La joute actuelle n’est probablement donc que la première d’une longue série, qui va se prolonger jusqu’aux élections de mi-mandat en novembre 2018. Le renouvellement du Congrès (l’ensemble des sièges de la Chambre des Représentants et un tiers des sièges du Sénat) offrira alors aux Démocrates une chance de reprendre le contrôle de l’appareil législatif, et d’exercer une véritable opposition face au pouvoir exécutif. En attendant, ils en seront réduits à quelques artifices de procédures permettant de ralentir les procédures –tel le recours au « filibuster » (moyen de repousser indéfiniment ou presque un vote) par le Sénat pour certaines confirmations -  sans pouvoir les stopper. 

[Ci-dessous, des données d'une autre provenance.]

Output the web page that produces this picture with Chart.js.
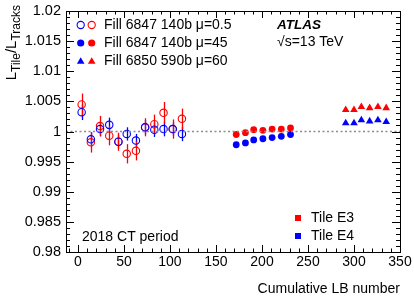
<!DOCTYPE html>
<html>
<head>
<meta charset="utf-8">
<script src="https://cdn.jsdelivr.net/npm/chart.js@4.4.1/dist/chart.umd.min.js"></script>
<style>
html,body{margin:0;padding:0;background:#fff;}
#wrap{width:414px;height:303px;position:relative;}
</style>
</head>
<body>
<div id="wrap"><canvas id="c" width="414" height="303"></canvas></div>
<script>
// ---- data ----
const xLowMu = [4, 14, 24, 34, 44, 53, 63, 73, 83, 93, 103, 113];
const e3LowMu = [1.0045, 0.9982, 1.0009, 0.9993, 0.9983, 0.9963, 0.9968, 1.0007, 1.0012, 1.0031, 1.0004, 1.0021];
const e3LowMuErr = [0.0018, 0.0017, 0.0017, 0.0016, 0.0015, 0.0016, 0.0016, 0.0015, 0.0016, 0.0018, 0.0016, 0.0017];
const e4LowMu = [1.0032, 0.9987, 1.0004, 1.0011, 0.9983, 0.9996, 0.9985, 1.0007, 1.0003, 1.0004, 1.0004, 0.9996];
const e4LowMuErr = [0.0013, 0.0012, 0.0012, 0.0012, 0.0011, 0.0011, 0.0011, 0.0012, 0.0012, 0.0012, 0.0011, 0.0012];

const xMu45 = [172, 182, 191, 201, 211, 221, 231];
const e3Mu45 = [0.9995, 0.9998, 1.0003, 1.0002, 1.0004, 1.0004, 1.0006];
const e4Mu45 = [0.9978, 0.9981, 0.9986, 0.9988, 0.9990, 0.9992, 0.9995];

const xMu60 = [291, 300, 308, 317, 326, 335];
const e3Mu60 = [1.0036, 1.0036, 1.0041, 1.0039, 1.0041, 1.0039];
const e4Mu60 = [1.0014, 1.0014, 1.0019, 1.0017, 1.0019, 1.0016];

const refLineX = [-13, 350];
const refLineY = [1, 1];

const xTickLabels = ["0", "50", "100", "150", "200", "250", "300", "350"];
const yTickLabels = ["0.98", "0.985", "0.99", "0.995", "1", "1.005", "1.01", "1.015", "1.02"];

const legendEntries = ["Fill 6847 140b \u03bc=0.5", "Fill 6847 140b \u03bc=45", "Fill 6850 590b \u03bc=60"];
const cellEntries = ["Tile E3", "Tile E4"];

// ---- styles ----
const RED = "#ff0000", BLUE = "#0000ff";
const FONT = "'Liberation Sans', Arial, Helvetica, sans-serif";

function pts(xs, ys) { return xs.map((x, i) => ({x: x, y: ys[i]})); }

const datasets = [
  {label: "ref", data: pts(refLineX, refLineY), type: "line", borderColor: "#8c8c8c", borderWidth: 1.5, borderDash: [2, 2.5], pointRadius: 0, fill: false},
  {label: "E4 lowmu", data: pts(xLowMu, e4LowMu), errs: e4LowMuErr, pointStyle: "circle", pointRadius: 3.7, borderWidth: 1.1, borderColor: BLUE, backgroundColor: "rgba(0,0,0,0)"},
  {label: "E3 lowmu", data: pts(xLowMu, e3LowMu), errs: e3LowMuErr, pointStyle: "circle", pointRadius: 3.7, borderWidth: 1.1, borderColor: RED, backgroundColor: "rgba(0,0,0,0)"},
  {label: "E3 mu45", data: pts(xMu45, e3Mu45), pointStyle: "circle", pointRadius: 3.4, borderWidth: 0, borderColor: RED, backgroundColor: RED},
  {label: "E4 mu45", data: pts(xMu45, e4Mu45), pointStyle: "circle", pointRadius: 3.4, borderWidth: 0, borderColor: BLUE, backgroundColor: BLUE},
  {label: "E3 mu60", data: pts(xMu60, e3Mu60), pointStyle: "triangle", pointRadius: 4.4, borderWidth: 0, borderColor: RED, backgroundColor: RED},
  {label: "E4 mu60", data: pts(xMu60, e4Mu60), pointStyle: "triangle", pointRadius: 4.4, borderWidth: 0, borderColor: BLUE, backgroundColor: BLUE}
];

const rootPlugin = {
  id: "rootStyle",
  beforeDatasetsDraw(chart) {
    const ctx = chart.ctx, xs = chart.scales.x, ys = chart.scales.y;
    ctx.save();
    chart.data.datasets.forEach(ds => {
      if (!ds.errs) return;
      ctx.strokeStyle = ds.borderColor;
      ctx.lineWidth = 1.3;
      ds.data.forEach((p, i) => {
        const px = Math.round(xs.getPixelForValue(p.x)) + 0.5;
        ctx.beginPath();
        ctx.moveTo(px, ys.getPixelForValue(p.y - ds.errs[i]));
        ctx.lineTo(px, ys.getPixelForValue(p.y + ds.errs[i]));
        ctx.stroke();
      });
    });
    ctx.restore();
  },
  afterDraw(chart) {
    const ctx = chart.ctx, xs = chart.scales.x, ys = chart.scales.y, a = chart.chartArea;
    ctx.save();
    // frame
    ctx.strokeStyle = "#000";
    ctx.lineWidth = 1;
    ctx.strokeRect(Math.round(a.left) + 0.5, Math.round(a.top) + 0.5, Math.round(a.right - a.left), Math.round(a.bottom - a.top));
    // x ticks
    ctx.beginPath();
    for (let v = -10; v <= 350; v += 10) {
      const px = Math.round(xs.getPixelForValue(v)) + 0.5;
      const len = (v % 50 === 0) ? 7 : 3.5;
      ctx.moveTo(px, a.bottom); ctx.lineTo(px, a.bottom - len);
      ctx.moveTo(px, a.top); ctx.lineTo(px, a.top + len);
    }
    // y ticks
    for (let k = 0; k <= 40; k++) {
      const v = 0.98 + k * 0.001;
      const py = Math.round(ys.getPixelForValue(v)) + 0.5;
      const len = (k % 5 === 0) ? 8 : 4;
      ctx.moveTo(a.left, py); ctx.lineTo(a.left + len, py);
      ctx.moveTo(a.right, py); ctx.lineTo(a.right - len, py);
    }
    ctx.stroke();

    ctx.fillStyle = "#000";
    ctx.font = "14px " + FONT;
    // x tick labels
    ctx.textAlign = "center"; ctx.textBaseline = "middle";
    xTickLabels.forEach(t => {
      ctx.fillText(t, xs.getPixelForValue(parseFloat(t)), 262);
    });
    // y tick labels
    ctx.textAlign = "right";
    ctx.font = "14.5px " + FONT;
    yTickLabels.forEach(t => {
      ctx.fillText(t, a.left - 5, ys.getPixelForValue(parseFloat(t)));
    });
    ctx.font = "14px " + FONT;
    // x title
    ctx.textAlign = "right";
    ctx.fillText("Cumulative LB number", a.right, 289);

    // y title (rotated, with subscripts)
    const parts = [["L", 15, 0], ["Tile", 12, 3.5], ["/L", 15, 0], ["Tracks", 12, 3.5]];
    let W = 0;
    parts.forEach(p => { ctx.font = p[1] + "px " + FONT; W += ctx.measureText(p[0]).width; });
    ctx.save();
    ctx.translate(16, 5 + W);
    ctx.rotate(-Math.PI / 2);
    ctx.textAlign = "left"; ctx.textBaseline = "alphabetic";
    let cx = 0;
    parts.forEach(p => {
      ctx.font = p[1] + "px " + FONT;
      ctx.fillText(p[0], cx, p[2]);
      cx += ctx.measureText(p[0]).width;
    });
    ctx.restore();

    // ATLAS label
    ctx.textAlign = "left"; ctx.textBaseline = "middle";
    ctx.font = "italic bold 13.5px " + FONT;
    ctx.fillText("ATLAS", 277, 25);
    ctx.font = "14px " + FONT;
    ctx.fillText("\u221As=13 TeV", 277, 42);
    ctx.fillText("2018 CT period", 82, 237);

    // top-left legend
    const rows = [25, 43, 61];
    const styles = [["circle", false], ["circle", true], ["triangle", true]];
    rows.forEach((ry, i) => {
      [[80.7, BLUE], [91.7, RED]].forEach(m => {
        ctx.save();
        ctx.strokeStyle = m[1]; ctx.fillStyle = m[1]; ctx.lineWidth = 1.1;
        if (styles[i][0] === "circle") {
          ctx.beginPath(); ctx.arc(m[0], ry, 3.6, 0, Math.PI * 2);
          if (styles[i][1]) ctx.fill(); else ctx.stroke();
        } else {
          const r = 4.4;
          ctx.beginPath();
          ctx.moveTo(m[0], ry - r * 0.75 - 0.5);
          ctx.lineTo(m[0] + r * 0.866, ry + r * 0.75 - 0.5);
          ctx.lineTo(m[0] - r * 0.866, ry + r * 0.75 - 0.5);
          ctx.closePath(); ctx.fill();
        }
        ctx.restore();
      });
      ctx.fillStyle = "#000";
      ctx.fillText(legendEntries[i], 104, ry);
    });

    // bottom-right legend
    [[RED, 218], [BLUE, 236]].forEach((m, i) => {
      ctx.fillStyle = m[0];
      ctx.fillRect(295, m[1] - 3, 6, 6);
      ctx.fillStyle = "#000";
      ctx.fillText(cellEntries[i], 311, m[1]);
    });
    ctx.restore();
  }
};

new Chart(document.getElementById("c"), {
  type: "scatter",
  data: {datasets: datasets},
  options: {
    responsive: false,
    animation: false,
    devicePixelRatio: 1,
    layout: {padding: {left: 66, right: 14, top: 11, bottom: 51}},
    plugins: {legend: {display: false}, tooltip: {enabled: false}},
    scales: {
      x: {type: "linear", min: -13, max: 350, display: false},
      y: {type: "linear", min: 0.98, max: 1.02, display: false}
    }
  },
  plugins: [rootPlugin]
});
</script>
</body>
</html>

Quelle que soit la décision de la cour d’appel de San Francisco concernant l’injonction du juge Robarts,  ce dernier a envoyé un signal clair à la Maison Blanche quant au contenu et à l’étendue des décrets que le président peut espérer signer sans risque de les voir automatiquement suspendus par tel ou tel juge. Loin d’avoir une totale liberté d’action,  ni même un mandat électoral,  le président américain sera limité dans ces décisions à ce que les juges fédéraux sont disposés à accepter. 
Au contraire des Cassandres qui prédisaient que l’élection de Donald Trump signifierait la fin de l’expérience démocratique américaine, les institutions américaines fonctionnent et le système démontre sa solidité.